N’imaginons pas que, pour la Croatie, cette adhésion n’a pas signifié de nombreux efforts, voire des sacrifices. Il a fallu, bien sûr, transposer en droit interne les acquis communautaires, mais c’est aussi dans son activité, dans la structure de son économie et de son agriculture que la Croatie a dû accepter de nouvelles règles. Je pense aux chantiers navals, où cela a été particulièrement douloureux, ou à son économie, qui était fortement intégrée à celle de la Bosnie-Herzégovine.
L’entrée dans l’Union européenne modifie profondément les habitudes, oblige à réorienter des coopérations commerciales et industrielles, rend moins facile pour la Croatie son commerce avec la Bosnie-Herzégovine ou la Serbie. Pourtant, la Croatie a voulu cette adhésion, qui est le symbole de son retour dans la famille européenne. Mais cela crée pour nous une obligation : poursuivre la démarche, ne pas laisser de côté les autres États des Balkans occidentaux, qui doivent pouvoir adhérer à leur rythme et quand ils le pourront. Il en va non seulement de la crédibilité du projet européen, du sens que nous donnons à nos valeurs communes, mais aussi de la stabilité de la région.
Malheureusement, dans les Balkans du sud-ouest, il n’y a à ce jour de négociation ouverte qu’avec le Monténégro, et ce depuis peu. Faudra-t-il attendre au-delà de 2020 pour que l’Union européenne atteigne une intégrité territoriale dans cette région, au risque d’engendrer d’ici là de nouvelles instabilités ?
Reprenons tout d’abord le processus de négociation tel qu’il a été conduit avec la Croatie. Il a su tirer les leçons de la vague précédente de négociations avec la Bulgarie et la Roumanie, ce qui explique qu’il ait été plus âpre, plus exigeant.
Les accents portés sur l’indépendance de la justice et sur la lutte contre la corruption ont permis de tester la stabilité des institutions croates, notamment lorsqu’il s’est agi de poursuivre de très hauts dignitaires du pouvoir en place.

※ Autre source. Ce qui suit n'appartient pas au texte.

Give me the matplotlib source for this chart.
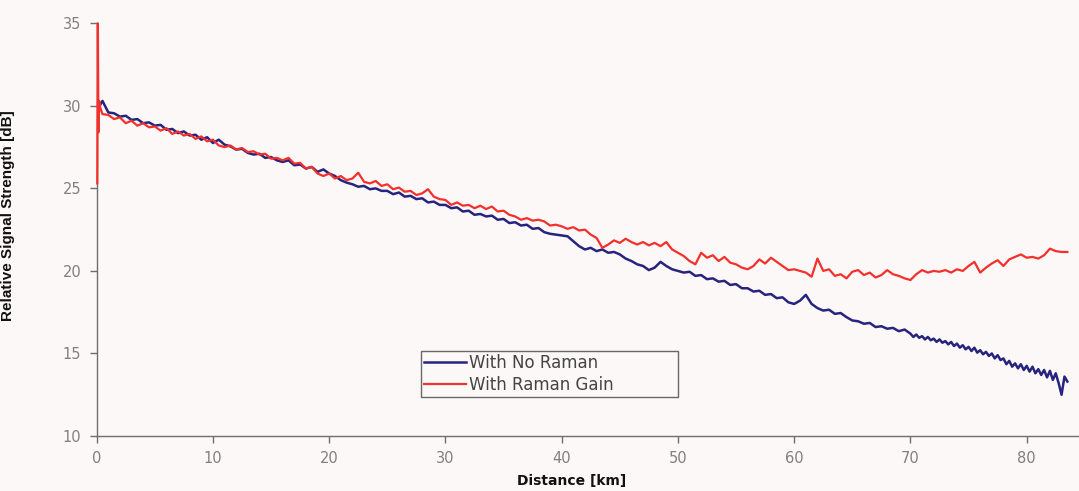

De même, l’arrestation de personnes supposées coupables de crimes de guerre dans le cadre de la coopération avec le Tribunal pénal international pour l’ex-Yougoslavie n’a pas entraîné l’exacerbation de tensions nationalistes pourtant coutumières à Zagreb dans les années quatre-vingt-dix.
Enfin, le compromis passé au début des années deux mille entre les forces politiques croates sur le bien-fondé de l’adhésion a permis au pays de procéder à une profonde remise en cause de son modèle politique, que nous pouvons aujourd’hui considérer comme exemplaire. Les alternances politiques se sont déroulées sereinement, les minorités nationales sont associées aux prises de décision, les forces syndicales sont parties prenantes à tous les sujets concernant le modèle social ou la restructuration du tissu économique. Nous pensons en particulier aux difficiles négociations sur la réforme du système de retraite ou à la privatisation des chantiers navals.
Néanmoins, l’expérience de certaines adhésions – je pense notamment à celles de la Hongrie et de la Roumanie – souligne que, si nous savons être exigeants sur l’appropriation de notre système de valeurs et l’intégration des acquis communautaires durant les périodes de négociation, il y a ensuite un réel relâchement quand ces nouveaux membres deviennent acteurs de nos institutions.
À ce jour, seul le Parlement européen dispose d’une réelle capacité de mobilisation de l’opinion publique européenne dès qu’un État membre s’écarte de l’esprit de nos traités fondateurs. Pourtant, les instances de contrôle existent, mais elles semblent totalement anesthésiées par la place trop importante laissée à l’Europe intergouvernementale, au détriment d’une Europe plus intégrée institutionnellement.
Nul doute qu’il y a, là aussi, un débat à mener de façon urgente, car ce qui pèche aujourd’hui, ce n’est pas l’élargissement, mais ce sont les retards pris dans l’approfondissement.
À l’heure où l’on disserte sur une prétendue « fatigue de l’élargissement », il est urgent de montrer combien ce processus contribue au renforcement de l’État de droit sur notre continent, au renforcement du poids de l’Europe et de ses valeurs dans le monde.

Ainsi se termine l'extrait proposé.